Guardando i banchi della frutta pieni di zucche e le vetrine intonate al clima di Halloween, con gran corredo di scheletri, streghe e fantasmi, ci siamo convinti che l’associare i giorni attorno a Ognissanti a un clima di festa sia solo un fatto esotico che abbiamo supinamente e commercialmente importato, subendo l’influsso nordamericano.
E invece basta scavare un poco nei ricordi e nelle tradizioni - grazie al racconto corale degli amici siciliani - per riscoprire che in Sicilia non si commemorano i morti, come nel resto d’Italia, ma dalla notte dei tempi si “festeggiano”. Con la differenza che “Festa dei morti” nostrana – così si chiama in Sicilia¬ – non ha nulla a che fare con le streghe e con le zucche, ma deriva da riti e culti precristiani che probabilmente hanno qualcosa a che fare con il culto dei Lari dei romani e con altri retaggi ancor più antichi su cui si sono innestate le tradizioni cristiane legate a Ognissanti e alla commemorazione dei defunti. Intanto la Festa dei morti non si celebra il 31 ottobre, ma il 2 novembre a partire dalla notte che precede e non ha niente dell’atmosfera cupa e un po’ paurosa che si riscontra nei travestimenti di Halloween: è una festa – pur nel clima generalmente uggioso per la stagione - allegra, che unisce sentimento religioso e folklore e che si anima in famiglia, più sentita dove ci sono bambini.

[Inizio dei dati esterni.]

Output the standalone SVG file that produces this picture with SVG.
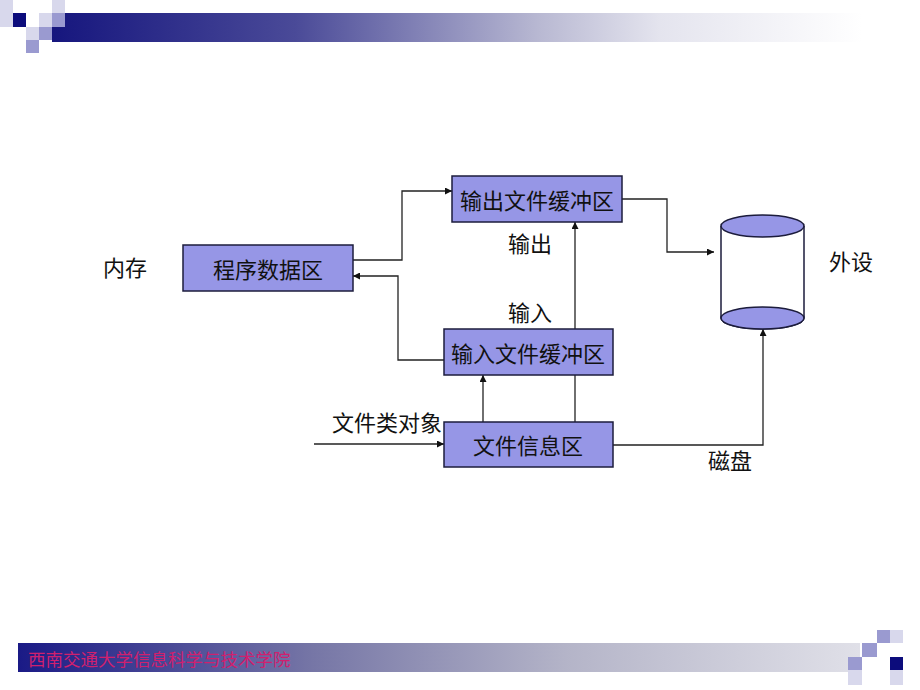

Perché almeno finché Babbo Natale non ha completato il suo processo di omologazione sulle tradizioni locali che hanno in comune l’abitudine di offrire doni ai bambini in occasione delle festività, i regali dei piccoli siciliani sono stati (e si spera che siano ancora in qualche casa) di competenza dei morti della famiglia. Narra la leggenda che tornino nottetempo tra l’uno e il 2 novembre per ricompensare i bambini buoni e per “grattare i piedi” ai monelli (per questo la grattugia in Sicilia è l’omologo dei “neri carboni” dei luoghi in cui il compito dell’omaggio è affidato alla Befana e come là si tratta di minaccia agitata ma mai concretizzata).
Oggi è difficile capire se sia opportuno raccontare al presente o all’imperfetto, perché il ricordo ancora solidissimo nei bambini degli anni Cinquanta e Sessanta, solido in quelli degli anni Settanta e Ottanta sta lottando per sopravvivere all’omologazione pubblicitaria che impone Babbo Natale a livello planetario.
Chi ha vissuto la tradizione nel pieno ricorda bene che: «I morti per i bambini che li attendevano non erano né tristi né paurosi, erano anzi misteriosi amici e capitava di soprendersi, nell’ingenuità dell’età, della generosità di nonni che il tempo non aveva concesso di conoscere in vita». Tradizione voleva infatti che, in quella notte trepida, i morti lasciassero un giocattolo desiderato – a Palermo un tempo acquistato dai genitori al mercato di piazza Olivella – e i dolci tipici del periodo: su tutti pupe di zucchero e frutta di marzapane, la celebre “martorana” la quale, assicurano i siciliani cresciutelli, all’epoca non costava quanto ora. E in genere nel “cannistru”, il cestino vuoto lasciato allo scopo sotto il letto del bambino, più o meno generoso secondo le possibilità finanziarie della famiglia, i dolci contavano meno del giocattolo ambito.
Parte del divertimento veniva dal fatto che i morti, meno prevedibili di Santa Lucia e della Befana, non lasciavano banalmente i doni sul tavolo, ma si divertivano a nasconderli “costringendo” il destinatario al gioco supplementare di andarselo a cercare per la casa, come in una domestica caccia al tesoro. Sul rito dei doni s’innestava (e si innesta), la ricorrenza religiosa del 2 novembre: la commemorazione dei defunti, che riuniva bambini, genitori, parenti attorno alla tomba di famiglia, ripulita e preparata con fiori freschi nel giorno di Ognissanti, in genere dalle donne di casa: una visita non cupa, che i bambini accoglievano con lo spirito grato di chi andava a ringraziare per il dono ricevuto. Il tutto prima di un gran pranzo a suggellare la ricorrenza comunque festosa
È probabile che sapere tutto questo non basti a preservare la tradizione dalla prepotenza modaiola di Halloween, ma è vero che da qualche anno a Palermo e a Catania si organizza una manifestazione intitolata “Notte di zucchero”, per aiutare anche i bambini contemporanei a ritrovare il contatto con la tradizione. Un tentativo di far ritrovare ai morti la strada di casa che, come scrive Andrea Camilleri nella raccolta Racconti quotidiani, hanno cominiciato a perdere quando, nel 1943, con i soldati americani, Babbo Natale è sbarcato la prima volta sull’isola.